Go through the entries below and pick out every line with "this".

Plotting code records
■ ■ ■ ■
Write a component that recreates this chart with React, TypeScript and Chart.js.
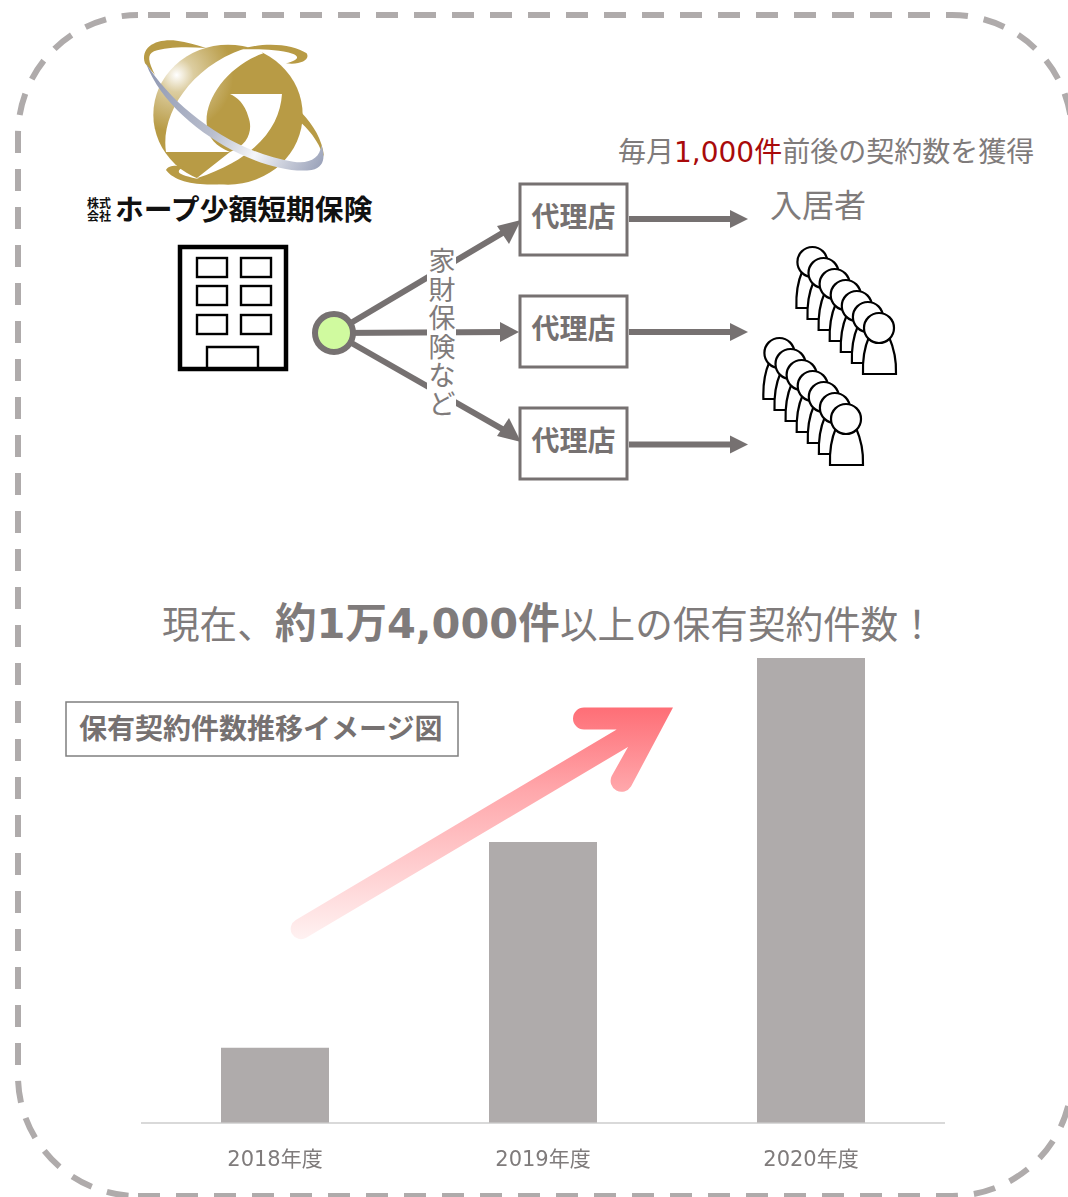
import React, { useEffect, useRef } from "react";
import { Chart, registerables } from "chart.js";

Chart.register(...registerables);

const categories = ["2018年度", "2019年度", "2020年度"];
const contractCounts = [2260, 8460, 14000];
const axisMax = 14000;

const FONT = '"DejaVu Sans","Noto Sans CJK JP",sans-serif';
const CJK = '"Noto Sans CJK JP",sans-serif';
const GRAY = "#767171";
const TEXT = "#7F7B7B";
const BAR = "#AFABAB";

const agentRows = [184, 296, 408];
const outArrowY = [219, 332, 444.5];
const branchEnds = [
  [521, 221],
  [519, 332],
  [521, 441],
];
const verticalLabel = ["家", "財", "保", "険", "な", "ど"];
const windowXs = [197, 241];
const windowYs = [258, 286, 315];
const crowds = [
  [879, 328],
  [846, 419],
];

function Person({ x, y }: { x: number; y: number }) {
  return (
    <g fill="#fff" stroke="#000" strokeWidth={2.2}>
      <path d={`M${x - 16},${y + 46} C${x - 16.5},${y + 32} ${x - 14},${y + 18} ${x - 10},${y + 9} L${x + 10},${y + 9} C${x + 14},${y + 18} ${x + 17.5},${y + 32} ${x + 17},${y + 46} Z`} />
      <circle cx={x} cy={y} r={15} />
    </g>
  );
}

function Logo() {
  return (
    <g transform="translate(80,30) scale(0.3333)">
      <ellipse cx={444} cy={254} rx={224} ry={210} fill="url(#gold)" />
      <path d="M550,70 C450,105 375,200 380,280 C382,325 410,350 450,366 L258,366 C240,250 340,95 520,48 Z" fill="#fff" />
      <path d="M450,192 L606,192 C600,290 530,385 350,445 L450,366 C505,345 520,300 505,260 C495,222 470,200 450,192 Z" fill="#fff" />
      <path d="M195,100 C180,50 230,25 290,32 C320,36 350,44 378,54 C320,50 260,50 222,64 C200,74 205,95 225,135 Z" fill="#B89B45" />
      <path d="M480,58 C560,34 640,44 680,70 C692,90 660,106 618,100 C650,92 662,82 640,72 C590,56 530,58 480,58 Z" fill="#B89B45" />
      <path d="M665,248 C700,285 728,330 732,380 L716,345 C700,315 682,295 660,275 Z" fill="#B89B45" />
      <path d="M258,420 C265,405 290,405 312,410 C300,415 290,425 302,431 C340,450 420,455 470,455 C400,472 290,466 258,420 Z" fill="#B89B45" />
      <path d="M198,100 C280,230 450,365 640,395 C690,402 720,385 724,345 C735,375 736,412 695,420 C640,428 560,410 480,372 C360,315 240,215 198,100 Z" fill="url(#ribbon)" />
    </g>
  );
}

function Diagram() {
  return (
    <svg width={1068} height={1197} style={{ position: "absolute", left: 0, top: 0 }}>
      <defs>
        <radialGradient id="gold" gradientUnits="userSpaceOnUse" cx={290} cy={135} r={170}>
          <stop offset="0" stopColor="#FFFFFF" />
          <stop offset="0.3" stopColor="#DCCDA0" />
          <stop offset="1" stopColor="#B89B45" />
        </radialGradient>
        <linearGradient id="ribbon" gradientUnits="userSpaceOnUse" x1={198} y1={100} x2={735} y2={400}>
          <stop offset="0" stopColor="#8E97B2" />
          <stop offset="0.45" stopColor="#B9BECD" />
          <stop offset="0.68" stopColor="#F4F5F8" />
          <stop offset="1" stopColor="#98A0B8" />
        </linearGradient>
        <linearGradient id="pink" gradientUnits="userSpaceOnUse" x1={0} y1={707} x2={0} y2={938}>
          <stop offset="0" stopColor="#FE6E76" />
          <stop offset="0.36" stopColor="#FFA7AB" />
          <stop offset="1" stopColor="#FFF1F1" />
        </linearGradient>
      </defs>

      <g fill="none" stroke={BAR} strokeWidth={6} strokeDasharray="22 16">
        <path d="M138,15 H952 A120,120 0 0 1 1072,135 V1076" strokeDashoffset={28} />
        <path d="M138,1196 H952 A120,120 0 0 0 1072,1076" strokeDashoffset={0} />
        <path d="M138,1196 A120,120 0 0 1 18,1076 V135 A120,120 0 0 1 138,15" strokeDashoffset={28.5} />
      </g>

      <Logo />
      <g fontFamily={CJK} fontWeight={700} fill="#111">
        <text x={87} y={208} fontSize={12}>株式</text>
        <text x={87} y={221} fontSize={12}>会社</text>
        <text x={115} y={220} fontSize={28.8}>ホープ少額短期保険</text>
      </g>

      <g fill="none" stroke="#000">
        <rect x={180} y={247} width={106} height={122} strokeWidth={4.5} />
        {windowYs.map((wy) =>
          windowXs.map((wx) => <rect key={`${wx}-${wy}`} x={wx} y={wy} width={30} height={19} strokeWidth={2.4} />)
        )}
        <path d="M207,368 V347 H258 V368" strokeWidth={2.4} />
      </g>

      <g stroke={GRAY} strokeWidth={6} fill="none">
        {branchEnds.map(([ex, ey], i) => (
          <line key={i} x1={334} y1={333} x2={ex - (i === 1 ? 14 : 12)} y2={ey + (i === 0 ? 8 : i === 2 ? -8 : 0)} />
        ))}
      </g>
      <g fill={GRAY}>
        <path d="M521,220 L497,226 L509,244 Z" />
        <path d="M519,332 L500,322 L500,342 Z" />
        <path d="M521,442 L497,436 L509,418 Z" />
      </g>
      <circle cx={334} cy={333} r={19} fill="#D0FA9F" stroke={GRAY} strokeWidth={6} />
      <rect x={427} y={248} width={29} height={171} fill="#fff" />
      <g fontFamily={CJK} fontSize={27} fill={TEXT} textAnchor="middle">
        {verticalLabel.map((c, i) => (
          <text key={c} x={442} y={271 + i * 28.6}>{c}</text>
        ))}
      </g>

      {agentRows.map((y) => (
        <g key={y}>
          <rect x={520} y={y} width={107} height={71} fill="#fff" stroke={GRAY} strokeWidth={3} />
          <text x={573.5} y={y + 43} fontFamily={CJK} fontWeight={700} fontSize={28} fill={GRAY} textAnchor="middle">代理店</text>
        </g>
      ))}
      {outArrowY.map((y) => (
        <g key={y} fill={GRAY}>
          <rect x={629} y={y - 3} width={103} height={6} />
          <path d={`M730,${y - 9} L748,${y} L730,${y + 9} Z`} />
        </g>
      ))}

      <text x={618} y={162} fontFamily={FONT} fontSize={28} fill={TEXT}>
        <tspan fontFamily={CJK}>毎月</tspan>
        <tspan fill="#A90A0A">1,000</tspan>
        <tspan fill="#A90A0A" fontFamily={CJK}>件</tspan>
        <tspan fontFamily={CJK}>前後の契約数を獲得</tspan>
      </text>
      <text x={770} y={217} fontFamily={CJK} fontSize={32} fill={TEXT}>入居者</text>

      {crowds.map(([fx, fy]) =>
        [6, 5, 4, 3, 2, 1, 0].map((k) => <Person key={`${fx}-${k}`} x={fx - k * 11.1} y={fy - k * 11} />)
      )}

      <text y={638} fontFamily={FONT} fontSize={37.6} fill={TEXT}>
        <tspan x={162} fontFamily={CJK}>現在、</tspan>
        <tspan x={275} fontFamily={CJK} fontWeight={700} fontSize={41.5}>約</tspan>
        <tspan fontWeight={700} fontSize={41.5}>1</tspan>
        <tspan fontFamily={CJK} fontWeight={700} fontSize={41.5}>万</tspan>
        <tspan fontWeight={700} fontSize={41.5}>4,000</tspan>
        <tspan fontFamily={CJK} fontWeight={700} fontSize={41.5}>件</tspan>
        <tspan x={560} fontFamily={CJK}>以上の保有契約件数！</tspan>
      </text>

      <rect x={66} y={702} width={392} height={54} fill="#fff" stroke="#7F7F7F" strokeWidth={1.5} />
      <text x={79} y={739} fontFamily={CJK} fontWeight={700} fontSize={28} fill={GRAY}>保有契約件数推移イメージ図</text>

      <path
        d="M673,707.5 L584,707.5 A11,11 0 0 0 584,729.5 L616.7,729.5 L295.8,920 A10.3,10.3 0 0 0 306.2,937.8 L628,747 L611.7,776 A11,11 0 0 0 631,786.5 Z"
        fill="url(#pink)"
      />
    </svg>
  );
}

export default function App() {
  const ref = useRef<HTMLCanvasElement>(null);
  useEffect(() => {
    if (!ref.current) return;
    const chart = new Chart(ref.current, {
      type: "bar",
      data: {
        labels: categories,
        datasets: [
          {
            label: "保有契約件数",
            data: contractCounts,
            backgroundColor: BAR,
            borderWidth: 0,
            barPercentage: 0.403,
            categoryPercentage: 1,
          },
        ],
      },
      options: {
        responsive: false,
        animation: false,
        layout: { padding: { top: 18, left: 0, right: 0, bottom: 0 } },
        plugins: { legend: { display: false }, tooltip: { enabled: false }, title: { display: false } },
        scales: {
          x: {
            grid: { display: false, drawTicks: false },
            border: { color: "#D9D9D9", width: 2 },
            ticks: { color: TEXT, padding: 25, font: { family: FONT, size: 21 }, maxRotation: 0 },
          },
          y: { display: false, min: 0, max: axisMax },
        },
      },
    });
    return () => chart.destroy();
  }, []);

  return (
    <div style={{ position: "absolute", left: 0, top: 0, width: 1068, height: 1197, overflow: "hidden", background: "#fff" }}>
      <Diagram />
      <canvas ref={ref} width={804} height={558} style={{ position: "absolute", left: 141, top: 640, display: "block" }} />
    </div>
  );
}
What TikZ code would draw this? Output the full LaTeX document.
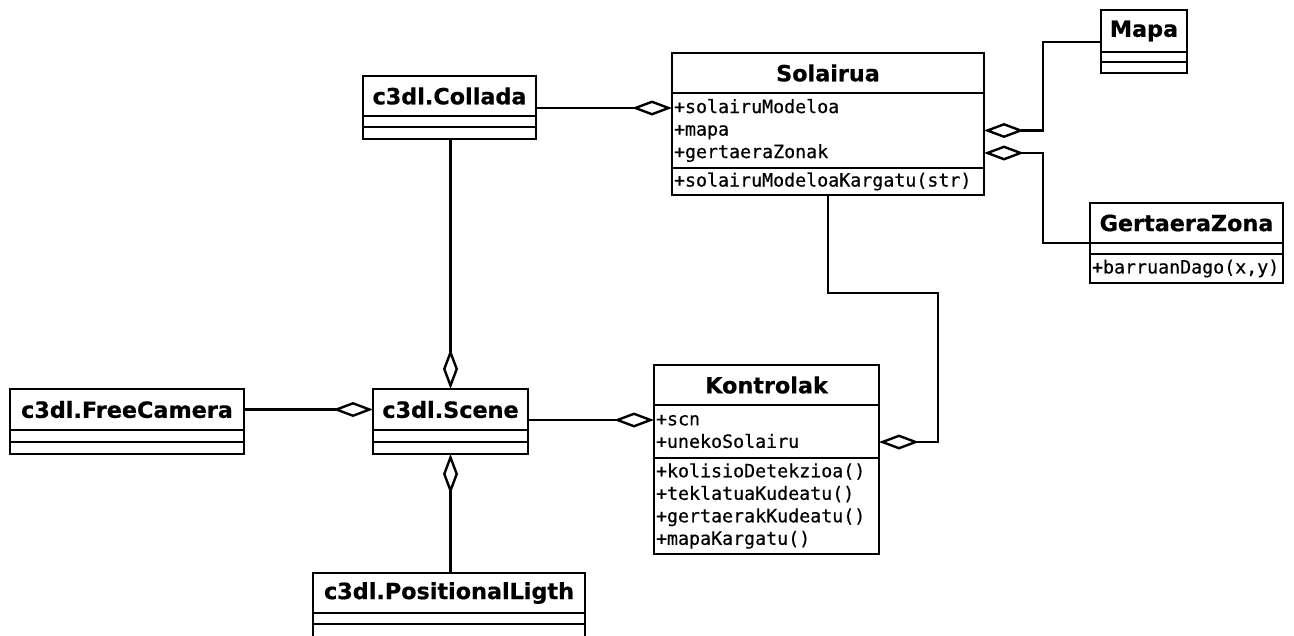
■ ■ ■ ■
= Answer to the exercise =
Write a component that recreates this chart with React, TypeScript and Chart.js.
What TikZ code would draw this? Output the full LaTeX document.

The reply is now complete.